— START PROVIDED MATERIAL —

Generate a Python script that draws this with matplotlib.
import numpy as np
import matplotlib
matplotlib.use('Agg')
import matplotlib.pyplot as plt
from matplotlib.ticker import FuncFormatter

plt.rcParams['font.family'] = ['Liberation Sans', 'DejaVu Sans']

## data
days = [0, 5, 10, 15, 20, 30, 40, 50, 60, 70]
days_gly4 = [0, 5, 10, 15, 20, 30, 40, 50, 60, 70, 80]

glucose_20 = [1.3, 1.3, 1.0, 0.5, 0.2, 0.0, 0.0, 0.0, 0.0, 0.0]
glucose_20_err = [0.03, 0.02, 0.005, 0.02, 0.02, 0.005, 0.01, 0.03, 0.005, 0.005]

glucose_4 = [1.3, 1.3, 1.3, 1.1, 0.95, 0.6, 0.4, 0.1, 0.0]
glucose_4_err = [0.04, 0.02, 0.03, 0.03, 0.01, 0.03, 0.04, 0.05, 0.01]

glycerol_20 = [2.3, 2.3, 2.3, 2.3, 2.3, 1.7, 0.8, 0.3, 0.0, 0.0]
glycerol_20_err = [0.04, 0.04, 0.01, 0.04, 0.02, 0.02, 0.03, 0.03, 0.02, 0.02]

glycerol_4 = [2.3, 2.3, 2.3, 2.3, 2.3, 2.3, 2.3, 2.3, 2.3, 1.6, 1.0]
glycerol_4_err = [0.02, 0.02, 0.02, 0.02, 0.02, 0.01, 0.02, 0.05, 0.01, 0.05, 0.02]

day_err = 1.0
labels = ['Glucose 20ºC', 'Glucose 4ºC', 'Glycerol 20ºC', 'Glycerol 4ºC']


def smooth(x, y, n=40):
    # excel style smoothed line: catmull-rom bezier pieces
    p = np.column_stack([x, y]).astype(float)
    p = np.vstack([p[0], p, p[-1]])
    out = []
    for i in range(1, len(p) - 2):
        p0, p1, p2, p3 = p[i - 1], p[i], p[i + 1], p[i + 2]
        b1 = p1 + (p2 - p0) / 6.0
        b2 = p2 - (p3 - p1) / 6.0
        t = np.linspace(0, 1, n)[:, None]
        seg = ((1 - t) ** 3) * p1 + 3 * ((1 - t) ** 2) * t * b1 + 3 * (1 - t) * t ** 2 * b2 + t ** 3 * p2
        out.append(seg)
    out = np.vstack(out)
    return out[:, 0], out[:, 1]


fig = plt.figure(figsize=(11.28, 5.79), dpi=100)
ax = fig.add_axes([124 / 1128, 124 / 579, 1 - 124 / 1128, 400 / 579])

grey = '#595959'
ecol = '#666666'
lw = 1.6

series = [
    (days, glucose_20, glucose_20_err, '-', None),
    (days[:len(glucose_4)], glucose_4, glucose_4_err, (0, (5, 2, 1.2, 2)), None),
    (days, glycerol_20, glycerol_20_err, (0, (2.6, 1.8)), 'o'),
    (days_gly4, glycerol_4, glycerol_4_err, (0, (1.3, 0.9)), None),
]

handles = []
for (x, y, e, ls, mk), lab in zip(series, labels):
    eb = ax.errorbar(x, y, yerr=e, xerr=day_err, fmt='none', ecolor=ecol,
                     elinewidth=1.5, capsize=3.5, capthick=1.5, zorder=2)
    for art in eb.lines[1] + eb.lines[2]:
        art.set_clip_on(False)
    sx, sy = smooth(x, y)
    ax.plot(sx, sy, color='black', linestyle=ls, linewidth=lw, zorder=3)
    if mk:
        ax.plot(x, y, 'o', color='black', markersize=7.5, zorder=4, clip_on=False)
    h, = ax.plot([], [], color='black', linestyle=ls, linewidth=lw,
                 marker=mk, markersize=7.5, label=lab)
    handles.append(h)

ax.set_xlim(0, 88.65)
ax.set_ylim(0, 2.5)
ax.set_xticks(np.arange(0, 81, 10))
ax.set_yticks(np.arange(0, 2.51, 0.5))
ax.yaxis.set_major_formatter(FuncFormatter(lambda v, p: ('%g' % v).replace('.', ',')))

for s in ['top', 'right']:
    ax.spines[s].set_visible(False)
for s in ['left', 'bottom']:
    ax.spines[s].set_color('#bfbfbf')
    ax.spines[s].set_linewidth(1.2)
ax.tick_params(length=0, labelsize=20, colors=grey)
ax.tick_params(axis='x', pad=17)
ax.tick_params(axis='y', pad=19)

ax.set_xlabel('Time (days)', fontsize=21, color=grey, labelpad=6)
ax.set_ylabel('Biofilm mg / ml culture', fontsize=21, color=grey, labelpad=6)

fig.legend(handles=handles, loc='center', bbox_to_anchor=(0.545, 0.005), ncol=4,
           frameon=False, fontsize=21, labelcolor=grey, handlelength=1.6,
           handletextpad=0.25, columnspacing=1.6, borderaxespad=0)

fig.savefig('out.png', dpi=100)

— END PROVIDED MATERIAL —

» CHALLENGE:
Reproduce the material above without altering a single character.

» CORRECT RESPONSE:
Generate a Python script that draws this with matplotlib.
import numpy as np
import matplotlib
matplotlib.use('Agg')
import matplotlib.pyplot as plt
from matplotlib.ticker import FuncFormatter

plt.rcParams['font.family'] = ['Liberation Sans', 'DejaVu Sans']

## data
days = [0, 5, 10, 15, 20, 30, 40, 50, 60, 70]
days_gly4 = [0, 5, 10, 15, 20, 30, 40, 50, 60, 70, 80]

glucose_20 = [1.3, 1.3, 1.0, 0.5, 0.2, 0.0, 0.0, 0.0, 0.0, 0.0]
glucose_20_err = [0.03, 0.02, 0.005, 0.02, 0.02, 0.005, 0.01, 0.03, 0.005, 0.005]

glucose_4 = [1.3, 1.3, 1.3, 1.1, 0.95, 0.6, 0.4, 0.1, 0.0]
glucose_4_err = [0.04, 0.02, 0.03, 0.03, 0.01, 0.03, 0.04, 0.05, 0.01]

glycerol_20 = [2.3, 2.3, 2.3, 2.3, 2.3, 1.7, 0.8, 0.3, 0.0, 0.0]
glycerol_20_err = [0.04, 0.04, 0.01, 0.04, 0.02, 0.02, 0.03, 0.03, 0.02, 0.02]

glycerol_4 = [2.3, 2.3, 2.3, 2.3, 2.3, 2.3, 2.3, 2.3, 2.3, 1.6, 1.0]
glycerol_4_err = [0.02, 0.02, 0.02, 0.02, 0.02, 0.01, 0.02, 0.05, 0.01, 0.05, 0.02]

day_err = 1.0
labels = ['Glucose 20ºC', 'Glucose 4ºC', 'Glycerol 20ºC', 'Glycerol 4ºC']


def smooth(x, y, n=40):
    # excel style smoothed line: catmull-rom bezier pieces
    p = np.column_stack([x, y]).astype(float)
    p = np.vstack([p[0], p, p[-1]])
    out = []
    for i in range(1, len(p) - 2):
        p0, p1, p2, p3 = p[i - 1], p[i], p[i + 1], p[i + 2]
        b1 = p1 + (p2 - p0) / 6.0
        b2 = p2 - (p3 - p1) / 6.0
        t = np.linspace(0, 1, n)[:, None]
        seg = ((1 - t) ** 3) * p1 + 3 * ((1 - t) ** 2) * t * b1 + 3 * (1 - t) * t ** 2 * b2 + t ** 3 * p2
        out.append(seg)
    out = np.vstack(out)
    return out[:, 0], out[:, 1]


fig = plt.figure(figsize=(11.28, 5.79), dpi=100)
ax = fig.add_axes([124 / 1128, 124 / 579, 1 - 124 / 1128, 400 / 579])

grey = '#595959'
ecol = '#666666'
lw = 1.6

series = [
    (days, glucose_20, glucose_20_err, '-', None),
    (days[:len(glucose_4)], glucose_4, glucose_4_err, (0, (5, 2, 1.2, 2)), None),
    (days, glycerol_20, glycerol_20_err, (0, (2.6, 1.8)), 'o'),
    (days_gly4, glycerol_4, glycerol_4_err, (0, (1.3, 0.9)), None),
]

handles = []
for (x, y, e, ls, mk), lab in zip(series, labels):
    eb = ax.errorbar(x, y, yerr=e, xerr=day_err, fmt='none', ecolor=ecol,
                     elinewidth=1.5, capsize=3.5, capthick=1.5, zorder=2)
    for art in eb.lines[1] + eb.lines[2]:
        art.set_clip_on(False)
    sx, sy = smooth(x, y)
    ax.plot(sx, sy, color='black', linestyle=ls, linewidth=lw, zorder=3)
    if mk:
        ax.plot(x, y, 'o', color='black', markersize=7.5, zorder=4, clip_on=False)
    h, = ax.plot([], [], color='black', linestyle=ls, linewidth=lw,
                 marker=mk, markersize=7.5, label=lab)
    handles.append(h)

ax.set_xlim(0, 88.65)
ax.set_ylim(0, 2.5)
ax.set_xticks(np.arange(0, 81, 10))
ax.set_yticks(np.arange(0, 2.51, 0.5))
ax.yaxis.set_major_formatter(FuncFormatter(lambda v, p: ('%g' % v).replace('.', ',')))

for s in ['top', 'right']:
    ax.spines[s].set_visible(False)
for s in ['left', 'bottom']:
    ax.spines[s].set_color('#bfbfbf')
    ax.spines[s].set_linewidth(1.2)
ax.tick_params(length=0, labelsize=20, colors=grey)
ax.tick_params(axis='x', pad=17)
ax.tick_params(axis='y', pad=19)

ax.set_xlabel('Time (days)', fontsize=21, color=grey, labelpad=6)
ax.set_ylabel('Biofilm mg / ml culture', fontsize=21, color=grey, labelpad=6)

fig.legend(handles=handles, loc='center', bbox_to_anchor=(0.545, 0.005), ncol=4,
           frameon=False, fontsize=21, labelcolor=grey, handlelength=1.6,
           handletextpad=0.25, columnspacing=1.6, borderaxespad=0)

fig.savefig('out.png', dpi=100)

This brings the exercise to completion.